The two traditional powerhouses, Poynter and API, continue to offer high-level training for journalists. Poynter offers two seminars that are reserved for recently promoted new leaders in print, broadcast and online, said Jill Geisler, Poynter’s group leader for leadership and management programs. New leaders also are accepted into a variety of other seminars and leadership courses, including a one-day traveling workshop designed to reach journalists unable to attend the traditional weeklong Poynter seminars.
API’s Carol Ann Riordan, director of programming and personnel, says new leaders benefit from a number of programs, starting with an interdepartmental critical management skills seminar. API continues to offer a tiered approach that ranges from a series of department-specific programs to seminars for managing editors and executive editors.
Among a broad range of training available through universities is Northwestern’s Media Management Center, which offers a variety of media management training programs for people who have had some management experience. For students beginning their careers, the University of Georgia’s Cox Institute for Newspaper Management Studies offers a variety of opportunities including a management internship program with Morris Communications, a business-side partnership with Gannett, and a annual management seminar for the editors-in-chief of college newspapers.

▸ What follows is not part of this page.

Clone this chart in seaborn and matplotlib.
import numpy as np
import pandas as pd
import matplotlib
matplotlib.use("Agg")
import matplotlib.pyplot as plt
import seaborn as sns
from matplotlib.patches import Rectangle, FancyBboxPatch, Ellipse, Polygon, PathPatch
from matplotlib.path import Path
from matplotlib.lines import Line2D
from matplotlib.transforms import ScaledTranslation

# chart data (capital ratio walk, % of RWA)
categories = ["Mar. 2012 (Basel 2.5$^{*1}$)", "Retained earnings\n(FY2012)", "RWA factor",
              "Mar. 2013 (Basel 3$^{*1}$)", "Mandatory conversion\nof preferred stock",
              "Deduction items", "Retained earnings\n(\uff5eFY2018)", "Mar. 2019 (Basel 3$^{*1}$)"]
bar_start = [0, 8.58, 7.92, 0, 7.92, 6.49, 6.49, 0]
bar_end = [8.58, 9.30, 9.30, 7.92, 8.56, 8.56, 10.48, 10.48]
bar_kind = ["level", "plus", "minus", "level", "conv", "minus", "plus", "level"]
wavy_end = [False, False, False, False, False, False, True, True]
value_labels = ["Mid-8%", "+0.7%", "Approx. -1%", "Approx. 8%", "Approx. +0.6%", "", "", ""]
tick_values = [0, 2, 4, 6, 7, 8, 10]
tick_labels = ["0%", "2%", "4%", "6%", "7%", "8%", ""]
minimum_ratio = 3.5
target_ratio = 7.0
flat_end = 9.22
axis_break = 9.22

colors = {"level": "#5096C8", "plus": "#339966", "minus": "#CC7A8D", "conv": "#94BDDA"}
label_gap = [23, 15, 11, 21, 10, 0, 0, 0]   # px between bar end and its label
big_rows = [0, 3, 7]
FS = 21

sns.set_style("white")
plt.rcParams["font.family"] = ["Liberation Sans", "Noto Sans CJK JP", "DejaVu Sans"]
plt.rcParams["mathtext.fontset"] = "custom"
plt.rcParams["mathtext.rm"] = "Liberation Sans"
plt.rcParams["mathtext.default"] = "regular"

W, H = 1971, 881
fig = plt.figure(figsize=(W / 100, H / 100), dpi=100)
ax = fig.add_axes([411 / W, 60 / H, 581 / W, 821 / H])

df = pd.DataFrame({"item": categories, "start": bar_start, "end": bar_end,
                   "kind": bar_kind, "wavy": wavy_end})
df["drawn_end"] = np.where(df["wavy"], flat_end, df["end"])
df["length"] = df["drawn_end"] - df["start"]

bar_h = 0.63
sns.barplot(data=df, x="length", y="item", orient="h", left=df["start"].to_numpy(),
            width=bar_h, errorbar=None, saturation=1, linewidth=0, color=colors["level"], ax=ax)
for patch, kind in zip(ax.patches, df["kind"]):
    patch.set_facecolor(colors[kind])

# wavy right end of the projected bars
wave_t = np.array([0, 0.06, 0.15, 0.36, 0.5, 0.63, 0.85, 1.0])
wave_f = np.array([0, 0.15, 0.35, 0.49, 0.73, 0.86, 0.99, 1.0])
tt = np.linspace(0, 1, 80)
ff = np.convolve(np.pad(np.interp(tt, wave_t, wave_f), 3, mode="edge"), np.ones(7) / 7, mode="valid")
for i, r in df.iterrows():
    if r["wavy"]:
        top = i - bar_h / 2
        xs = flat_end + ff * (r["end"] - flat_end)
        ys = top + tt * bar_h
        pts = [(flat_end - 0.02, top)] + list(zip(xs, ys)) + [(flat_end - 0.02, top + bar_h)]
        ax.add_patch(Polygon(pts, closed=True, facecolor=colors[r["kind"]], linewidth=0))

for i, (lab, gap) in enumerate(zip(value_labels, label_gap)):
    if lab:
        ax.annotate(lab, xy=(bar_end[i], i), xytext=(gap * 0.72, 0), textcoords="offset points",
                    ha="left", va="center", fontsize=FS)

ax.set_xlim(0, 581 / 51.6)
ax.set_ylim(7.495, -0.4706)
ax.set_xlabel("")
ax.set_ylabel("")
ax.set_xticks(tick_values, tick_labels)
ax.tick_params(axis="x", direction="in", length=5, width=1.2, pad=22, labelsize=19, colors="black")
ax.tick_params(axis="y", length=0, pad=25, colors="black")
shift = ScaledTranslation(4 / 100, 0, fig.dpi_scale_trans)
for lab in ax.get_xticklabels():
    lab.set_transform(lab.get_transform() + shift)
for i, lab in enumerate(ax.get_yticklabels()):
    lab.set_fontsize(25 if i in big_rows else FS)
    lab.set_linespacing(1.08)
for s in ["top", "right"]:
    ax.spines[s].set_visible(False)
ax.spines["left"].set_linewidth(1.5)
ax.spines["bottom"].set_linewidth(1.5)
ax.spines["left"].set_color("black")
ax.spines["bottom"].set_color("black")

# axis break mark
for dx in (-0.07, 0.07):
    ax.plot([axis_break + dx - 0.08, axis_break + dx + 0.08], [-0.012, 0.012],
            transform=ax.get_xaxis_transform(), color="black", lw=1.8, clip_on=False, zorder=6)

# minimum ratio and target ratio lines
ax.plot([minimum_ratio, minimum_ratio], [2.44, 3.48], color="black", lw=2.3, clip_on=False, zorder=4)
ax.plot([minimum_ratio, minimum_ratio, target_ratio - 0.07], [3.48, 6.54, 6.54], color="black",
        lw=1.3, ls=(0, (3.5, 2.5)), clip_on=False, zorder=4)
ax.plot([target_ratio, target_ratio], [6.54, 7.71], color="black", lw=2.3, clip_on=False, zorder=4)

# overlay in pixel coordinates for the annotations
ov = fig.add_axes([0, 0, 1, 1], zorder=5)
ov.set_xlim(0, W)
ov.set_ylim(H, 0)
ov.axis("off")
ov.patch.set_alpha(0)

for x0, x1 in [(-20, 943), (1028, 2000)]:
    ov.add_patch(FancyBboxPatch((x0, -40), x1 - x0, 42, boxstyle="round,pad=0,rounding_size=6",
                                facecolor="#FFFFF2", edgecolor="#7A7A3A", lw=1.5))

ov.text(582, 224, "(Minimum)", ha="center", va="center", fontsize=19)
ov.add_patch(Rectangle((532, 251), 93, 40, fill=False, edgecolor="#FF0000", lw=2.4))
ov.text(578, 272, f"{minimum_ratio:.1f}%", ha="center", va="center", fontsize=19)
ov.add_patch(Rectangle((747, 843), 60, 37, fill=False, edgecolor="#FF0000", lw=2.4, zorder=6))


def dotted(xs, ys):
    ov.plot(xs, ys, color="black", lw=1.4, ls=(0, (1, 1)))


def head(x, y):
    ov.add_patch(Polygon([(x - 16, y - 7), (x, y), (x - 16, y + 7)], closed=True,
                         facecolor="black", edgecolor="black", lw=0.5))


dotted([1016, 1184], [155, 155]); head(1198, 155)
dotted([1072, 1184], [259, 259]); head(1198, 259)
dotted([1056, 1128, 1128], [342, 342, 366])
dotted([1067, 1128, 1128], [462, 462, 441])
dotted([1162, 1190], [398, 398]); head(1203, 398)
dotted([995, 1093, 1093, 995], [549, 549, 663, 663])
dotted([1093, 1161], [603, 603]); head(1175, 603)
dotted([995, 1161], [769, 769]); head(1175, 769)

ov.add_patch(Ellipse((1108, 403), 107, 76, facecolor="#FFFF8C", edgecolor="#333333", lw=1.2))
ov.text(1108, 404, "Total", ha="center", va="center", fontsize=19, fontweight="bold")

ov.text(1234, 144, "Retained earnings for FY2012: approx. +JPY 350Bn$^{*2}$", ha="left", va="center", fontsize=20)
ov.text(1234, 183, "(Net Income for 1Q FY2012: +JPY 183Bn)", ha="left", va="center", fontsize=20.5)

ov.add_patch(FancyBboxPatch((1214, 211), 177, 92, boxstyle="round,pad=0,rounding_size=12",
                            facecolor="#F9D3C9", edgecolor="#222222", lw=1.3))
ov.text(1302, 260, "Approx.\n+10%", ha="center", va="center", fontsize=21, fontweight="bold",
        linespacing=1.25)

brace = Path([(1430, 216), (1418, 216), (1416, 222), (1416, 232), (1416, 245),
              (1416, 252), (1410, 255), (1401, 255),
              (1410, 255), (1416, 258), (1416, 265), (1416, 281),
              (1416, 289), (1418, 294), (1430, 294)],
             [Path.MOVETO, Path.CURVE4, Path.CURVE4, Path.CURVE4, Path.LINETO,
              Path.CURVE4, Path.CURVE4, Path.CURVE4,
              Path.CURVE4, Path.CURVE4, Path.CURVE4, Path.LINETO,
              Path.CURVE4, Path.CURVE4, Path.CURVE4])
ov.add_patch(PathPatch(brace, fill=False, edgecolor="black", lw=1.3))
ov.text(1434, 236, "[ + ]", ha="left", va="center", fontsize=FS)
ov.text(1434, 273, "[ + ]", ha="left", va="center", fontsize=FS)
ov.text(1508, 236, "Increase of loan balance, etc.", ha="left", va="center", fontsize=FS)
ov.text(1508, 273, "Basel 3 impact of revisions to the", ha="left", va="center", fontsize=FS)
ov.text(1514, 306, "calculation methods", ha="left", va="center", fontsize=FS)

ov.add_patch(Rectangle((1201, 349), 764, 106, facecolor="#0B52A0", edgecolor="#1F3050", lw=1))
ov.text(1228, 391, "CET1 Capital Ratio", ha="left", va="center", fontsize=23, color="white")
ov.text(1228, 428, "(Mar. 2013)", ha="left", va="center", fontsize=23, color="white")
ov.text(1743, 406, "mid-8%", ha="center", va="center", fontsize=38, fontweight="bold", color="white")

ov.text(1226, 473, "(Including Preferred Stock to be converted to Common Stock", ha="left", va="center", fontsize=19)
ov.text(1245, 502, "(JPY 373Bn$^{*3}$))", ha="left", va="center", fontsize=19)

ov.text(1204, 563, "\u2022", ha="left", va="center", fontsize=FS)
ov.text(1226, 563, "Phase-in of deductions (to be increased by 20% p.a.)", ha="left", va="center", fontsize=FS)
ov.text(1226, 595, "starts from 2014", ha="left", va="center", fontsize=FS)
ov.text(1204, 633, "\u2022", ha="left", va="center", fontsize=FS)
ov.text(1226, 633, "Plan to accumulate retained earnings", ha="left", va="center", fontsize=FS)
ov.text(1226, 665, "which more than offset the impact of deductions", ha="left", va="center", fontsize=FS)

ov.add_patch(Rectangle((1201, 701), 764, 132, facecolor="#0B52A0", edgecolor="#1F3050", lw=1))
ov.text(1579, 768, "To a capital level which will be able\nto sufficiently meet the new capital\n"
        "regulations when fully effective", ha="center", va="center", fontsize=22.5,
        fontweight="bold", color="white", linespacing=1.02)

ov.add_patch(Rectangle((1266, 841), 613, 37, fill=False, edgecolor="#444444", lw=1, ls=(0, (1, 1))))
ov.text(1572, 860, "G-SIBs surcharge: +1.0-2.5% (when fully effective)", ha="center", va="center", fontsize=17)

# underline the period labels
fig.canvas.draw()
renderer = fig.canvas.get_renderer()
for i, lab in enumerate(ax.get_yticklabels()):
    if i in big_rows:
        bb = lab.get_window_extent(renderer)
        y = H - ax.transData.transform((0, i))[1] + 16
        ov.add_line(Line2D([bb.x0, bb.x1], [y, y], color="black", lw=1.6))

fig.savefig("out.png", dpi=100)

“The bottom line,” says Gannett’s director of news development Jennifer Carroll, “is you need to be in charge of your own destiny and develop your own program that ties to your goals. What does the community college offer? What about a daylong program? What about master’s level classes that you are reimbursed for? Take your concerns and considerations into account and come out with a doable program that makes it happen.”
Bonnie Bressers teaches in the A.Q. Miller School of Journalism and Mass Communications at Kansas State University.